Being an Alien, I find myself much less afraid of crossing the Earthling created border, and entering the wonderful country of Mexico. We all are well aware of the craft beer explosion in San Diego, and much of the U.S., but little has been said about the the quickly growing craft beer scene in Baja California. Just a word of advice, do not be afraid to cross into Tijuana. The news about the violence is way overblown in the media north of the border, and I have been doing it for years with no problems. Drive or trolley to the border, park your car there, cross on foot and take a cab to the BCB Tasting Room.
So I first walked from the border to Zebra Bar, on Revolucion Ave and Calle Sexta (6th), about a 20 minute walk from the border. I started with a $2 Victoria lager, then went with a Tijuana Brewing Company Bufadora (7.5% Bock) and this beer only ran me $3 for a pint. After this I was ready to check out BCB Tasting Room! We jumped in a cab and about 7 minutes later, I was finally there. The area is not a hip area like Revolucion, but it didn’t matter, I would stay here for hours to come.

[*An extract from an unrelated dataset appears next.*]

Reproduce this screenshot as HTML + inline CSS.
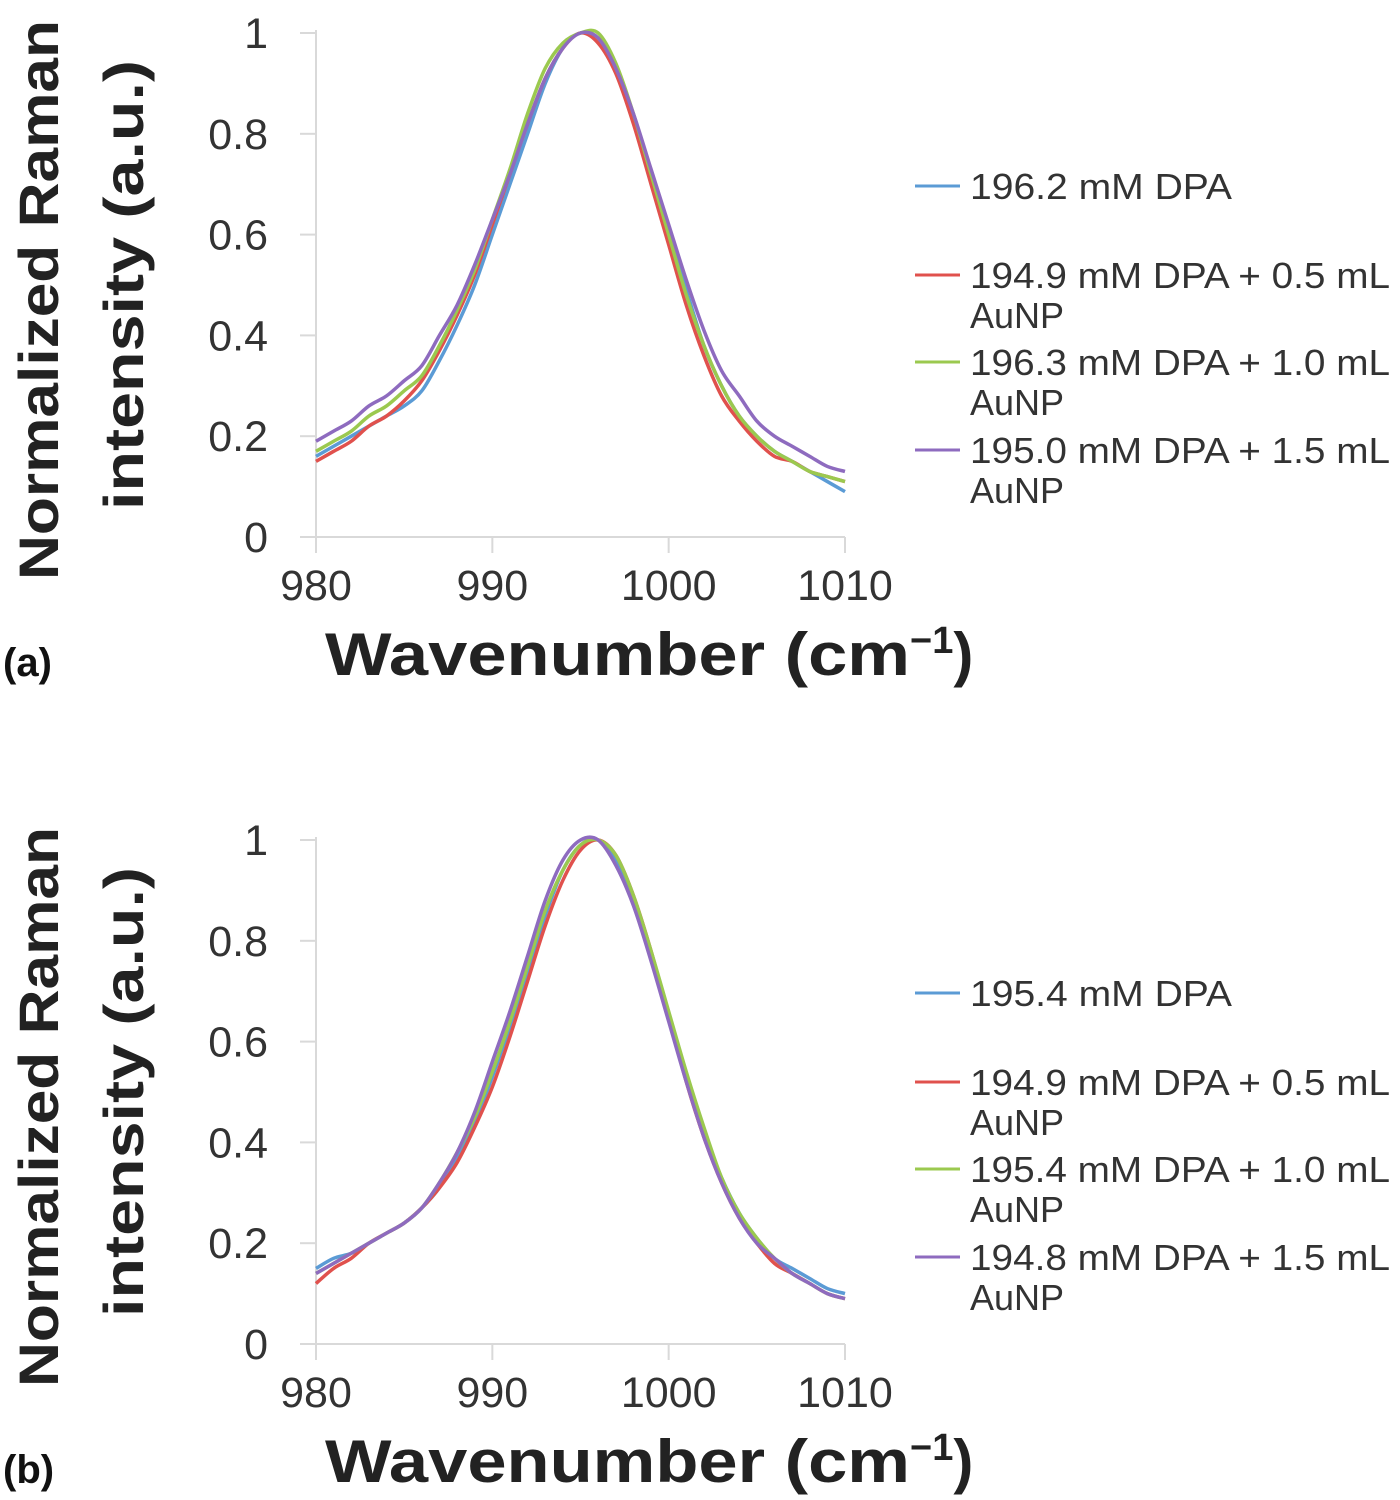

The rustic, wooden BCB Tasting Room (Baja Craft Beers) sign was small, and hard to see. I can see how one could drive by, looking for it, and not even see it. The entrance was very interesting. The right and left of the doorway was made of some sort of rusty wire. Reminded me a bit of rebar. There was this big rock wall that kept the sunlight from shining right in the bar, but the rock was held together with more wire. This created an interesting effect of light glowing through the small cracks between the boulders. We walked inside and noticed there was a film crew there, complete with microphones, lighting and cameras, interviewing the staff at BCB. We quietly walked around the cameras and lights and made our way to the bar. In trying to slide the bar stool back, I was surprised at how heavy the bar stool was. It seemed to be built from iron and thick wood and felt to weigh about 40 pounds. The bar was natural, coated wood and the decor was more rusty wire, brick and wooden beer signs. The ceiling was very high and that made for it not being too loud that you have to yell to the person next to you. The lighting were suspended lamps, using hollowed out kegs for the lamp shades.
And now, the beer! The selection was superb! They had 42 taps of beer ranging from Baja locals like Ensenada Brewing Company, San Diego local beers like Ballast Point Sculpin IPA, as well as further favorites like Great Divide Yeti Imperial Stout and Delirium Tremens. Just a quick estimate on their bottle count and they have easily over 200 beers on bottle. When ordering a beer, they always serve in appropriate glassware and if ordering a bottle, they pour the beer into the glass for you, leaving the bottle for you to top off your glass or admire the label. The prices were very reasonable, I think around 10 beers ran us around $35. They had a kitchen there, but I was not interested in eating, but consuming liquid calories. BCB also brew their own beer which is readily available on draft. We watched the Pacquiao/Bradley fight and consumed many beers and finally headed home. Needless to say, I can’t wait to go back.
If you are a craft beer fan, stop being scared, and cross the border for a great experience in craft beer and Mexican culture. You can thank me later.